>> Begin DATA FOR PROCESSING

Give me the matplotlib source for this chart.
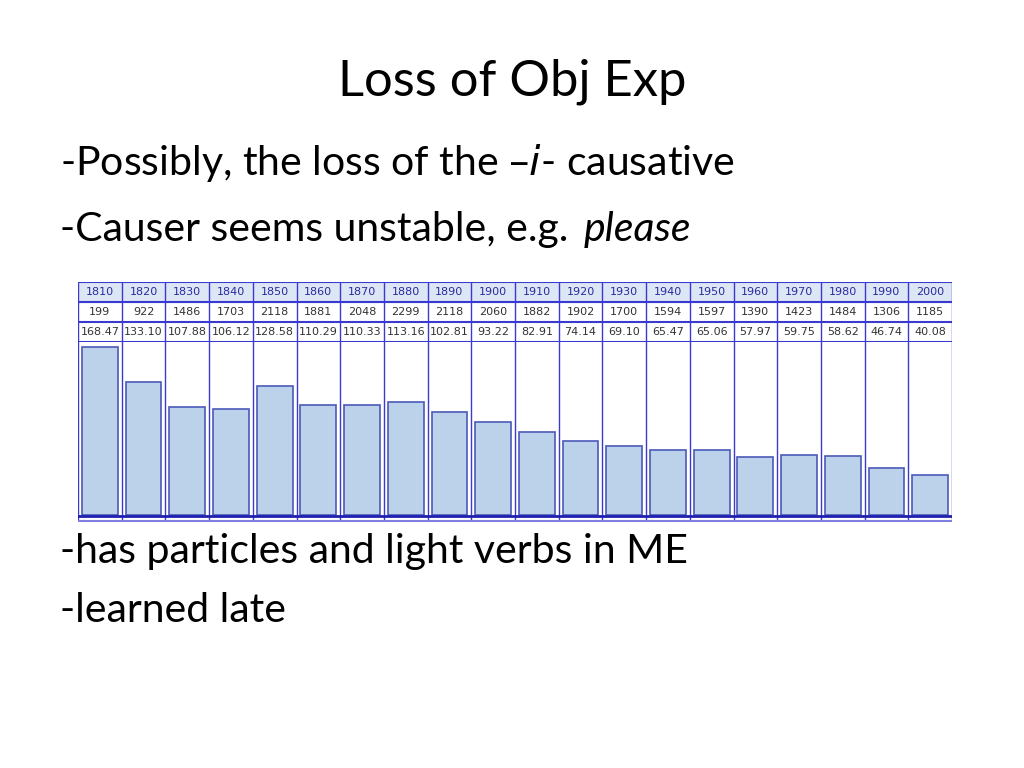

>> End DATA FOR PROCESSING
>> Begin DATA FOR PROCESSING

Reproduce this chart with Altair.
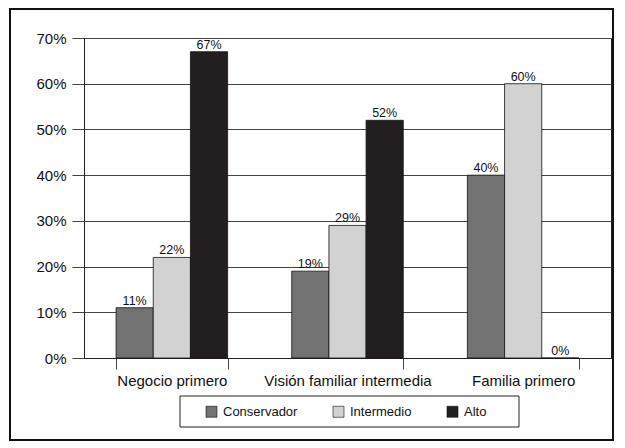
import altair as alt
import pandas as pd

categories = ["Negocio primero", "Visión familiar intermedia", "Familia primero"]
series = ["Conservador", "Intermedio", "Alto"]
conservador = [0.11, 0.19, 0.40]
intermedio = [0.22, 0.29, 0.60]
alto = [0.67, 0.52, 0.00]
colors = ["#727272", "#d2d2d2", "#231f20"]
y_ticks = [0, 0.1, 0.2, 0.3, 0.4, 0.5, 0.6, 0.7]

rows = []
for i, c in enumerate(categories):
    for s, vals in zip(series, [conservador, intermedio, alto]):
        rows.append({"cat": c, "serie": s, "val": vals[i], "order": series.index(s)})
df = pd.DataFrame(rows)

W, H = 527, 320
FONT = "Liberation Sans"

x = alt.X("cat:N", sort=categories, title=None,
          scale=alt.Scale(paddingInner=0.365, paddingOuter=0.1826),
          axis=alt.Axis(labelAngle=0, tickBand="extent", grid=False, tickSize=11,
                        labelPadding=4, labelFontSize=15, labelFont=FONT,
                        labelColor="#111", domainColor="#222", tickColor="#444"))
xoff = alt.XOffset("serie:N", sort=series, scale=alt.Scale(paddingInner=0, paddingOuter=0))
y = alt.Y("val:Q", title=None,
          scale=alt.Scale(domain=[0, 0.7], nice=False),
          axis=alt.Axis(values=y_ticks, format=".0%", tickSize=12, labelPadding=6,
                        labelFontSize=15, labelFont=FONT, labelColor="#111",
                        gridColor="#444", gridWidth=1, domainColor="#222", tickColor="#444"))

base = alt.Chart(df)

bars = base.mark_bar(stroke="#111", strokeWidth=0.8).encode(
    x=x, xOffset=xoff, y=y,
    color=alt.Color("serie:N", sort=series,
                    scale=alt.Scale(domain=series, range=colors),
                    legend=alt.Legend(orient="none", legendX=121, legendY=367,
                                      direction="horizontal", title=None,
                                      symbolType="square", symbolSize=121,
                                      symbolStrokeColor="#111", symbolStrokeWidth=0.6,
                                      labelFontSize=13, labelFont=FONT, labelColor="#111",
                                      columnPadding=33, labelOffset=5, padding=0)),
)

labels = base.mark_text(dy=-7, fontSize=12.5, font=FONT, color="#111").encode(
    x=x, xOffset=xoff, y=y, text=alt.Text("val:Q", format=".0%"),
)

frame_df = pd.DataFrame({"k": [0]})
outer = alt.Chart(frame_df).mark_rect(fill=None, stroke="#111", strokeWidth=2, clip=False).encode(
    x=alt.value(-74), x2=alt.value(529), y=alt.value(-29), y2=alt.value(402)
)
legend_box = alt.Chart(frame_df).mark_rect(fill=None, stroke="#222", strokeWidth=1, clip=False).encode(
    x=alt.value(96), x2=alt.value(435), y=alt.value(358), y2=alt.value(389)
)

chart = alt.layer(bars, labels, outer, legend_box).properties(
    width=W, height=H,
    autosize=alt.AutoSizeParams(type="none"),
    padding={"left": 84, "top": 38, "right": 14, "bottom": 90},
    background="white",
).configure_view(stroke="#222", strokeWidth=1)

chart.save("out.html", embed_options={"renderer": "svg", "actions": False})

>> End DATA FOR PROCESSING

Point out every line holding the string "this" and copy it.

Give me the matplotlib source for this chart.
Reproduce this chart with Altair.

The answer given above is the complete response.